I am also a member of the Amazon Vine programme which sends me a newsletter once a month listing a whole range of books, talking books, computer program etc for me choose from, read or test and review. Some of the choices are pretty weird and I wonder what they are doing on the list, but there are also books that I might read but not necessarily so (I feel a song coming up...) and as they are sent to me by Amazon and not the publisher/author somehow I feel the shackles are loosed and if I think it is crap then I say so. Believe me some of them are.
BUT lots of goodies come my way and last month I was offered The Woodcutter by Reginald HIll. Not a Dalziel and Pascoe book which I was quite grateful for as much though I love them, I felt the last one was a slight disappointment, and am beginning to wonder if there is any mileage left in this pairing. Dalziel has gone from being a repugnant, fat and rude character to one who is now more vulnerable and not on a par any more with Pascoe following his recent brush with death, and the dynamics have changed. So perhaps the author is having a think about this and in the interim wrote this stand alone book which I have to say is a simply stonking read.
Wolf Hadda is the son of a woodcutter living in Cumbria and working on a large estate. He marries the estate owner's daughter, in the teeth of opposition from his own father, as well as that of his bride. Wolf has returned to claim her as his own after he has made his way in the world, become a millionaire business man and has proved his worth. All is well with him and his family until one day it all falls apart when he is woken in the morning by a thunderous knocking at his door and the police raid his house, his files and his computer and arrest him for a heinous crime. He is thrown into prison whilst protesting his innocence, abandoned by his family and friends. And there he stays for seven years in silence, withdrawn into himself, until a young idealistic prison psychiatrist, Alva Ozigbo persuades him to talk to her and, under her guidance, obtains his parole and Wolf returns to his old family home in Cumbria left to him by his now deceased father.

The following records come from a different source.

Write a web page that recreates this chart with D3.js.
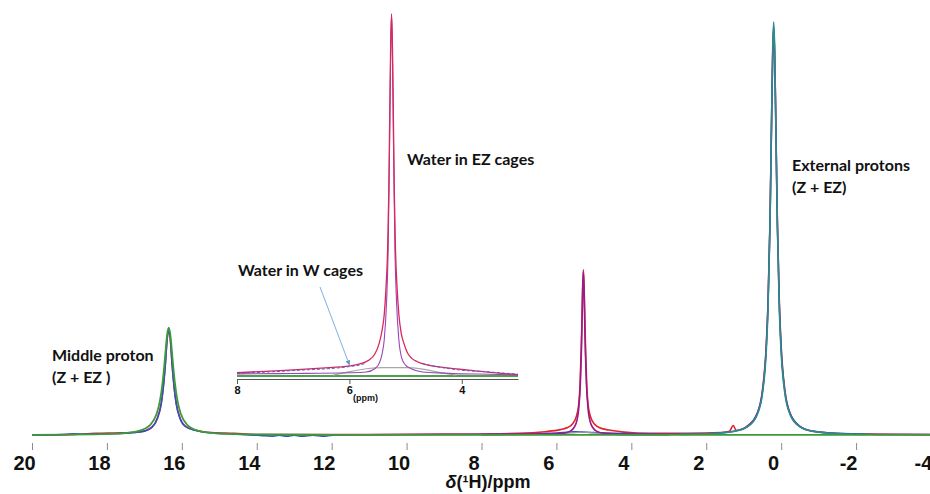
<!DOCTYPE html>
<html>
<head>
<meta charset="utf-8">
<script src="https://cdn.jsdelivr.net/npm/d3@7"></script>
<style>
  body { margin: 0; background: #fff; }
  svg { display: block; }
  .lbl { font-family: Lato, "Open Sans", sans-serif; font-weight: bold; font-size: 16px; fill: #111; }
</style>
</head>
<body>
<svg id="nmr"></svg>
<script>
// main spectrum, [ppm, intensity] with the external-proton peak = 100
const redSpec = [[20,0],[19,0.1],[18.3,0.4],[17.8,0.5],[17.3,0.6],[17,1],[16.8,1.9],[16.65,4.2],[16.55,7.8],[16.5,11.2],[16.44,17.2],[16.39,23.4],[16.35,25.4],[16.31,23.4],[16.26,17.2],[16.2,11.2],[16.15,7.8],[16.05,4.2],[15.9,2.1],[15.6,1.1],[15.2,0.6],[14.6,0.4],[14,0.1],[11,0.1],[9,0.2],[7,0.4],[6.3,0.8],[5.9,1.3],[5.7,1.8],[5.58,2.6],[5.48,4.2],[5.41,7],[5.37,12],[5.34,20],[5.32,27],[5.3,35.5],[5.28,40],[5.26,35.5],[5.24,27],[5.22,20],[5.19,12],[5.15,7],[5.08,4.2],[4.98,2.6],[4.86,1.8],[4.6,1.2],[4.2,0.7],[3.5,0.4],[2.5,0.4],[1.6,0.6],[1.38,0.9],[1.28,2.3],[1.2,1.1],[1.0,1.6],[0.9,2.2],[0.65,5],[0.5,10.8],[0.4,21.5],[0.35,32.5],[0.3,51],[0.275,65],[0.25,79.5],[0.225,92],[0.2,98.5],[0.175,92],[0.15,79.5],[0.125,65],[0.1,51],[0.05,32.5],[0,21.5],[-0.1,10.8],[-0.25,5],[-0.5,2.1],[-0.8,1.0],[-1.3,0.5],[-2.3,0.2],[-4,0.1]];
const blueSpec = [[20,0],[19.2,0.1],[18.9,0.3],[18.6,0.2],[18,0.3],[17.4,0.5],[17,0.9],[16.8,1.8],[16.65,4],[16.55,7.5],[16.5,11],[16.44,17],[16.39,23.5],[16.35,25.6],[16.31,23.5],[16.26,17],[16.2,11],[16.15,7.5],[16.05,4],[15.9,2],[15.6,1],[15.2,0.5],[14.5,0.2],[13.9,-0.1],[13.6,-0.3],[13.4,-0.05],[13.2,-0.3],[13,-0.05],[12.8,-0.3],[12.5,-0.05],[12.2,-0.3],[11.9,0],[9,0.1],[7,0.2],[6,0.5],[5.5,0.8],[5.0,0.6],[3,0.2],[2,0.3],[1.2,1.0],[0.9,2.1],[0.65,5],[0.5,10.5],[0.4,21],[0.35,32],[0.3,51],[0.275,65],[0.25,80],[0.225,93],[0.2,99],[0.175,93],[0.15,80],[0.125,65],[0.1,51],[0.05,32],[0,21],[-0.1,10.5],[-0.25,5],[-0.5,2.1],[-0.8,1.0],[-1.3,0.5],[-2.3,0.2],[-3,0.1],[-4,0.1]];
const purpleSpec = [[8,0.1],[6.5,0.2],[5.88,0.33],[5.63,0.95],[5.48,2.7],[5.4,6.8],[5.36,12.7],[5.335,19.75],[5.32,25.8],[5.3,34.9],[5.28,39.5],[5.26,34.9],[5.24,25.8],[5.225,19.75],[5.2,12.7],[5.16,6.8],[5.08,2.7],[4.93,0.95],[4.68,0.33],[4,0.1],[3,0.05]];
const tealSpec = [[2.7,0.16],[1.7,0.44],[1.2,1.0],[0.9,2],[0.65,4.7],[0.5,10],[0.4,20],[0.35,30.8],[0.3,50],[0.275,64],[0.25,80],[0.225,94],[0.2,100],[0.175,94],[0.15,80],[0.125,64],[0.1,50],[0.05,30.8],[0,20],[-0.1,10],[-0.25,4.7],[-0.5,2],[-0.8,1.0],[-1.3,0.44],[-2.3,0.16]];
const graySpec = [[6,0],[5.6,0.5],[5.3,0.7],[5,0.5],[4.6,0]];
const greenSpec = [[20,0.05],[18.35,0.17],[17.55,0.46],[17.15,1.0],[16.85,2.4],[16.67,5.2],[16.59,8],[16.51,13],[16.47,16.6],[16.43,20.8],[16.39,24.5],[16.35,26],[16.31,24.5],[16.27,20.8],[16.23,16.6],[16.19,13],[16.11,8],[16.03,5.2],[15.85,2.4],[15.55,1.0],[15.15,0.46],[14.35,0.17],[12,0.05],[-4,0.05]];
const mainTicks = [20, 18, 16, 14, 12, 10, 8, 6, 4, 2, 0, -2, -4];

// inset: zoom on the water region, peak = 100
const insetRed = [[8.0,0.9],[7.5,1.3],[7.0,1.7],[6.5,2.2],[6.0,2.8],[5.8,3.4],[5.65,4.4],[5.55,6],[5.47,9],[5.42,12.5],[5.38,17],[5.35,24],[5.32,35],[5.3,50],[5.28,75],[5.265,92],[5.25,100],[5.235,92],[5.22,75],[5.2,50],[5.18,35],[5.15,24],[5.12,17],[5.08,12],[5.03,9],[4.97,6.5],[4.9,5],[4.8,4],[4.6,3],[4.3,2.3],[4.0,1.8],[3.5,1.0],[3.0,0.4]];
const insetPurple = [[8.0,0.6],[7.0,0.7],[6.0,0.9],[5.7,1.1],[5.55,2],[5.47,3.5],[5.42,6],[5.38,10],[5.34,20],[5.31,35],[5.28,70],[5.265,90],[5.25,100],[5.235,90],[5.22,70],[5.19,35],[5.16,20],[5.12,10],[5.07,5],[5.0,3],[4.9,2],[4.7,1.1],[4.3,0.8],[4.0,0.6],[3.5,0.5],[3.0,0.3]];
const insetBlue = [[8.0,0.7],[7.0,1.5],[6.0,2.6],[5.8,3.1],[5.7,3.6]];
const insetBlue2 = [[4.7,3.4],[4.3,2.2],[4.0,1.6],[3.5,1.1],[3.0,0.5]];
const insetGray = [[6.3,0.2],[6.0,1.2],[5.7,2.0],[5.4,2.3],[5.0,2.3],[4.7,1.9],[4.4,1.0],[4.1,0.2]];
const insetGreen = [[8,0],[3,0]];
const insetTicks = [8, 6, 4];

const width = 930, height = 494;

const svg = d3.select('#nmr')
  .attr('width', width)
  .attr('height', height)
  .attr('viewBox', [0, 0, width, height]);

svg.append('rect').attr('width', width).attr('height', height).attr('fill', '#fff');

const x = d3.scaleLinear().domain([20, -4]).range([32, 931]);
const y = d3.scaleLinear().domain([0, 100]).range([435, 22]);

const line = d3.line()
  .x(d => x(d[0]))
  .y(d => y(d[1]))
  .curve(d3.curveMonotoneX);

// reversed domain -> sort by ppm descending so x increases
const draw = (g, data, gen, color, w, dash) => {
  g.append('path')
    .datum(data.slice().sort((a, b) => b[0] - a[0]))
    .attr('d', gen)
    .attr('fill', 'none')
    .attr('stroke', color)
    .attr('stroke-width', w)
    .attr('stroke-dasharray', dash || null)
    .attr('stroke-linejoin', 'round');
};

const plot = svg.append('g');
draw(plot, redSpec, line, '#e0232f', 1.6);
draw(plot, blueSpec, line, '#2f4fc4', 1.5);
draw(plot, graySpec, line, '#9a9a9a', 1.2);
draw(plot, purpleSpec, line, '#981c86', 1.6);
draw(plot, tealSpec, line, '#2e8b8c', 1.6);
draw(plot, greenSpec, line, '#3b9b3b', 1.8);

const xAxis = svg.append('g')
  .attr('transform', 'translate(0,443)')
  .call(d3.axisBottom(x).tickValues(mainTicks).tickSize(7).tickPadding(6).tickFormat(d => String(d)));
xAxis.select('.domain').remove();
xAxis.selectAll('.tick line').attr('stroke', '#8a8a8a');
xAxis.selectAll('.tick text')
  .attr('dx', -8)
  .attr('fill', '#111')
  .style('font-family', '"Liberation Sans", Arial, sans-serif')
  .style('font-weight', 'bold')
  .style('font-size', '20px');

const title = svg.append('text')
  .attr('x', 488).attr('y', 488)
  .attr('text-anchor', 'middle')
  .attr('fill', '#111')
  .style('font-family', '"Liberation Sans", Arial, sans-serif')
  .style('font-weight', 'bold')
  .style('font-size', '18px');
title.append('tspan').style('font-style', 'italic').text('δ');
title.append('tspan').text('(¹H)/ppm');

// inset
const xi = d3.scaleLinear().domain([8, 3]).range([237, 518]);
const yi = d3.scaleLinear().domain([0, 100]).range([376, 14]);
const lineI = d3.line()
  .x(d => xi(d[0]))
  .y(d => yi(d[1]))
  .curve(d3.curveMonotoneX);

const inset = svg.append('g');
draw(inset, insetGreen, lineI, '#4aa34a', 2);
draw(inset, insetGray, lineI, '#a8a8a8', 1.2);
draw(inset, insetPurple, lineI, '#9a45b8', 1.1);
draw(inset, insetRed, lineI, '#d8285a', 1.3);
draw(inset, insetBlue, lineI, '#5a5ad0', 1, '3,2');
draw(inset, insetBlue2, lineI, '#5a5ad0', 1, '3,2');

const iAxis = svg.append('g')
  .attr('transform', 'translate(0,379)')
  .call(d3.axisBottom(xi).tickValues(insetTicks).tickSize(5).tickSizeOuter(0).tickPadding(2).tickFormat(d => String(d)));
iAxis.select('.domain').attr('stroke', '#555');
iAxis.selectAll('.tick line').attr('stroke', '#555');
iAxis.selectAll('.tick text')
  .attr('fill', '#111')
  .style('font-family', '"Liberation Sans", Arial, sans-serif')
  .style('font-weight', 'bold')
  .style('font-size', '11px');

svg.append('text')
  .attr('x', 353).attr('y', 401)
  .attr('fill', '#111')
  .style('font-family', '"Liberation Sans", Arial, sans-serif')
  .style('font-weight', 'bold')
  .style('font-size', '9px')
  .text('(ppm)');

// annotations
svg.append('defs').append('marker')
  .attr('id', 'arr')
  .attr('viewBox', '0 0 10 10')
  .attr('refX', 9).attr('refY', 5)
  .attr('markerWidth', 5).attr('markerHeight', 5)
  .attr('orient', 'auto')
  .append('path').attr('d', 'M0,0L10,5L0,10z').attr('fill', '#5b9bd5');

svg.append('line')
  .attr('x1', 320).attr('y1', 287)
  .attr('x2', xi(6.0)).attr('y2', yi(2.8) - 1)
  .attr('stroke', '#7fb0e0')
  .attr('stroke-width', 1)
  .attr('marker-end', 'url(#arr)');

const label = (tx, ty, lines) => {
  const t = svg.append('text').attr('class', 'lbl').attr('x', tx).attr('y', ty);
  lines.forEach((s, i) => t.append('tspan').attr('x', tx).attr('dy', i ? 22 : 0).text(s));
};
label(407, 165, ['Water in EZ cages']);
label(238, 276, ['Water in W cages']);
label(792, 171, ['External protons', '(Z + EZ)']);
label(52, 361, ['Middle proton', '(Z + EZ )']);
</script>
</body>
</html>
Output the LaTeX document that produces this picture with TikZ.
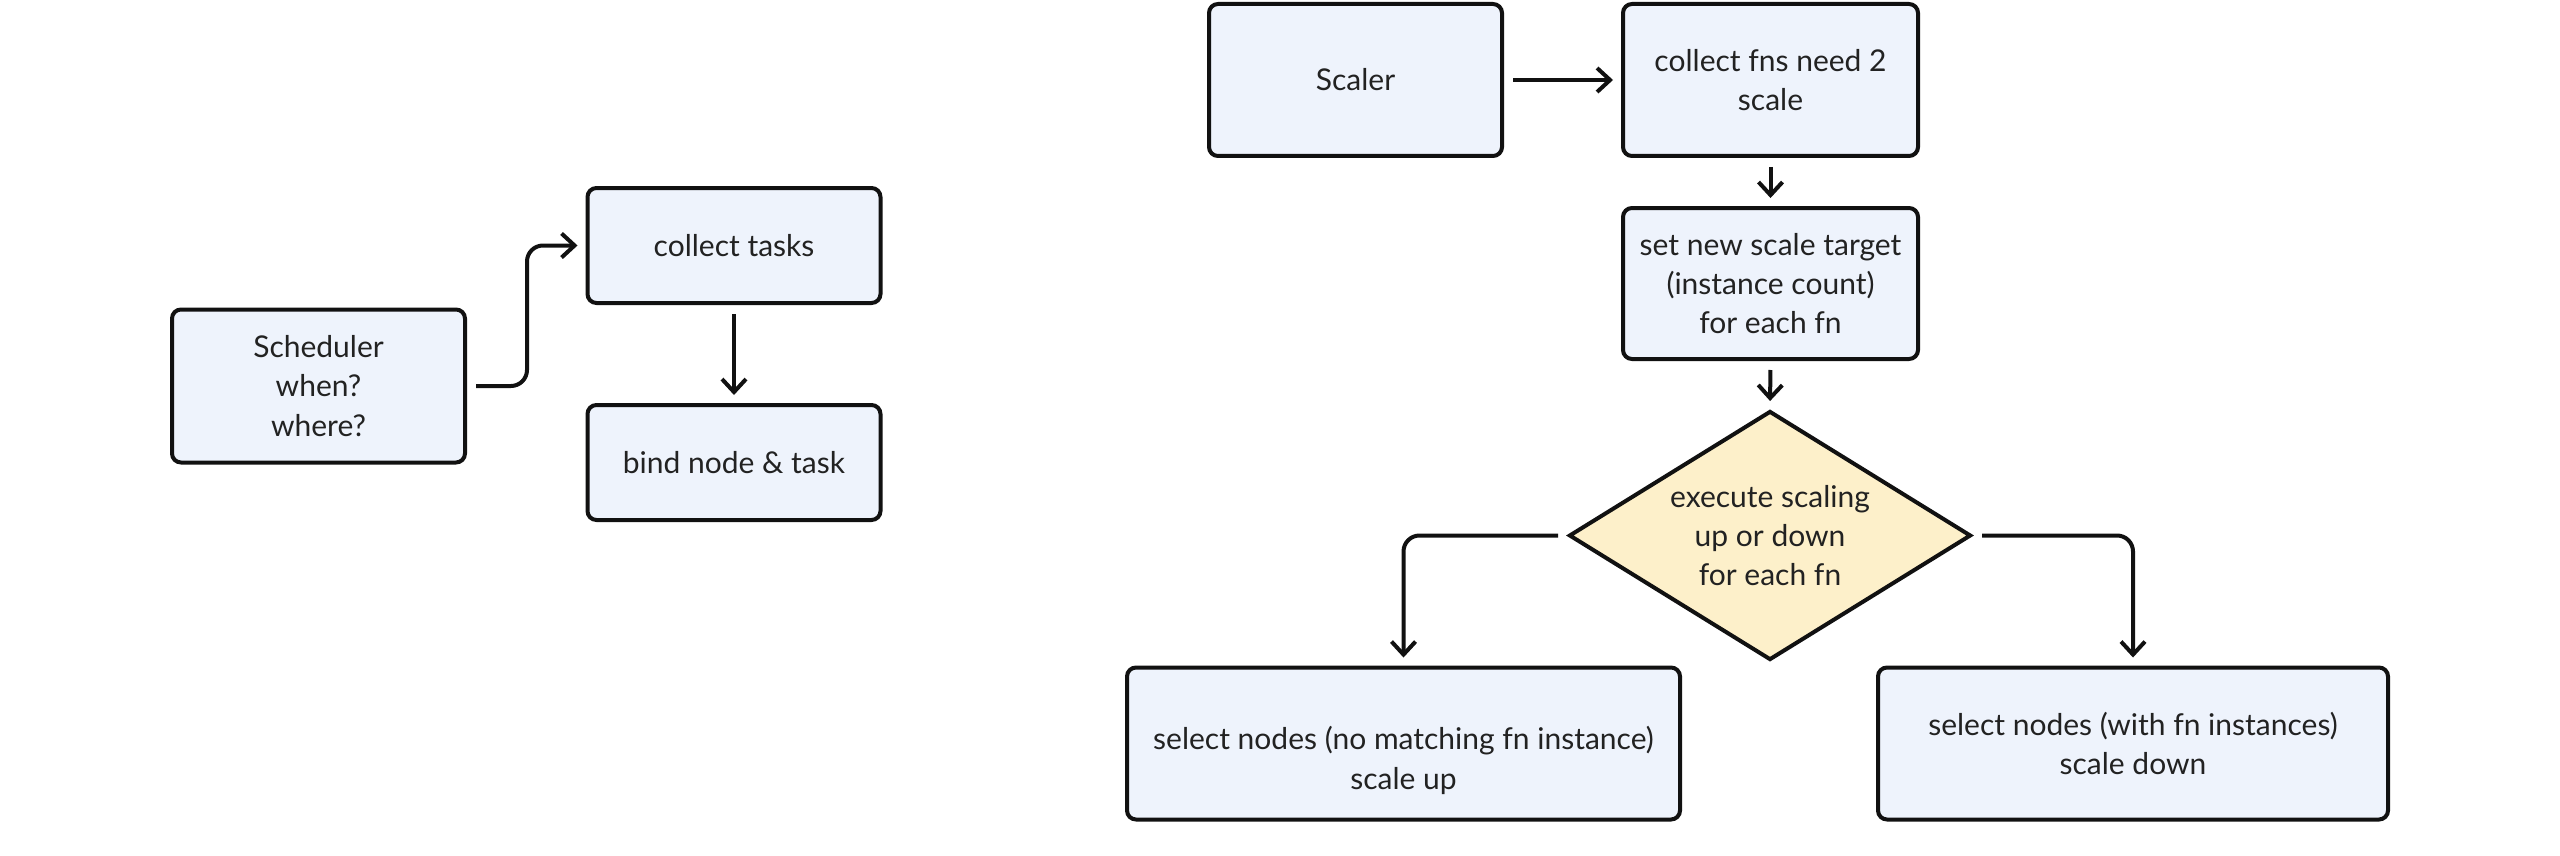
\documentclass[tikz,border=0pt]{standalone}
\usepackage{fontspec}
\setmainfont{Lato}
\usetikzlibrary{shapes.geometric,arrows.meta}
\definecolor{boxfill}{HTML}{EEF3FC}
\definecolor{diafill}{HTML}{FDF0CA}
\definecolor{ink}{HTML}{111111}
\definecolor{txt}{HTML}{222222}
\begin{document}
\begin{tikzpicture}[x=0.5pt,y=-0.5pt,
  font=\fontsize{15}{19.6}\selectfont,
  box/.style={draw=ink, line width=2pt, fill=boxfill, rounded corners=4.5pt,
    align=center, text=txt, inner sep=0pt},
  dia/.style={draw=ink, line width=2pt, fill=diafill, diamond, aspect=1.6,
    align=center, text=txt, inner sep=0pt},
  conn/.style={draw=ink, line width=2pt, rounded corners=8pt,
    -{Straight Barb[length=6.5pt,width=12pt,line width=2pt]},
    shorten >=4pt, shorten <=4.5pt}]
\useasboundingbox (0,0) rectangle (2560,856);
\fill[white] (0,0) rectangle (2560,856);
\node[box, minimum width=146.5pt, minimum height=76.5pt] (sched) at (318.5,386) {Scheduler\\when?\\where?};
\node[box, minimum width=146.5pt, minimum height=57.5pt] (ctask) at (734,245.5) {collect tasks};
\node[box, minimum width=146.5pt, minimum height=57.5pt] (bind) at (734,462.5) {bind node \& task};
\node[box, minimum width=146.5pt, minimum height=76pt] (scaler) at (1355.5,80) {Scaler};
\node[box, minimum width=147.5pt, minimum height=76pt] (cfns) at (1770.5,80) {collect fns need 2\\scale};
\node[box, minimum width=147.5pt, minimum height=75.5pt] (snew) at (1770.5,283.5) {set new scale target\\(instance count)\\for each fn};
\node[dia, minimum width=201pt, minimum height=124.5pt] (exec) at (1770,535.5) {execute scaling\\up or down\\for each fn};
\node[box, minimum width=276.5pt, minimum height=76pt] (sl) at (1403.5,743.5) {\mbox{}\\[9pt]select nodes (no matching fn instance)\\scale up};
\node[box, minimum width=255pt, minimum height=76pt] (sr) at (2133,743.5) {select nodes (with fn instances)\\scale down};
\draw[conn] (sched.east) -- ++(60,0) |- (ctask.west);
\draw[conn] (ctask.south) -- (bind.north);
\draw[conn] (scaler.east) -- (cfns.west);
\draw[conn] (cfns.south) -- (snew.north);
\draw[conn] (snew.south) -- (exec.north);
\draw[conn] (exec.west) -| (sl.north);
\draw[conn] (exec.east) -| (sr.north);
\end{tikzpicture}
\end{document}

It was at this stage when Wolf starts to seek out his detractors and so called friends and starts to plot and plan revenge, that I suddenly realized this was the Count of Monte Cristo. Not sure if this was a deliberate ploy by the author, or whether I am reading too much into it, but for the Chateau d'if, think of Wolf's prison; the count had to use cunning and patience to escape as did Wolf which we find out later on in the narrative; once out his Machiavellian efforts to track down those who betrayed him, including his wife who divorced him and then married his friend and lawyer, and to punish them in a way that uniquely suited their behavior and the slow destruction of all involved, is similar to those meted out by the Count and once I realised this I found I was enjoying the book more and more.
I discovered Reginald HIll's books a few years ago, rather late into the Dalziel and Pascoe oeuvre, the first one read by me being Death's Jest Book, which blew me away with, not only its plotting and narrative, but also its use of the English language, so beautiful and intricate that I found it necessary to have a copy of the Oxford dictionary next to me to check out some of the words used by the author. I then read the rest of the books in this series, finding some of the earlier ones a tad disappointing, but noted that as he wrote more and more about this twosome, the better they got. I gather there are also novels about a character called Joe Sixsmith and I intend to have a crack at these as well - one day when I have time....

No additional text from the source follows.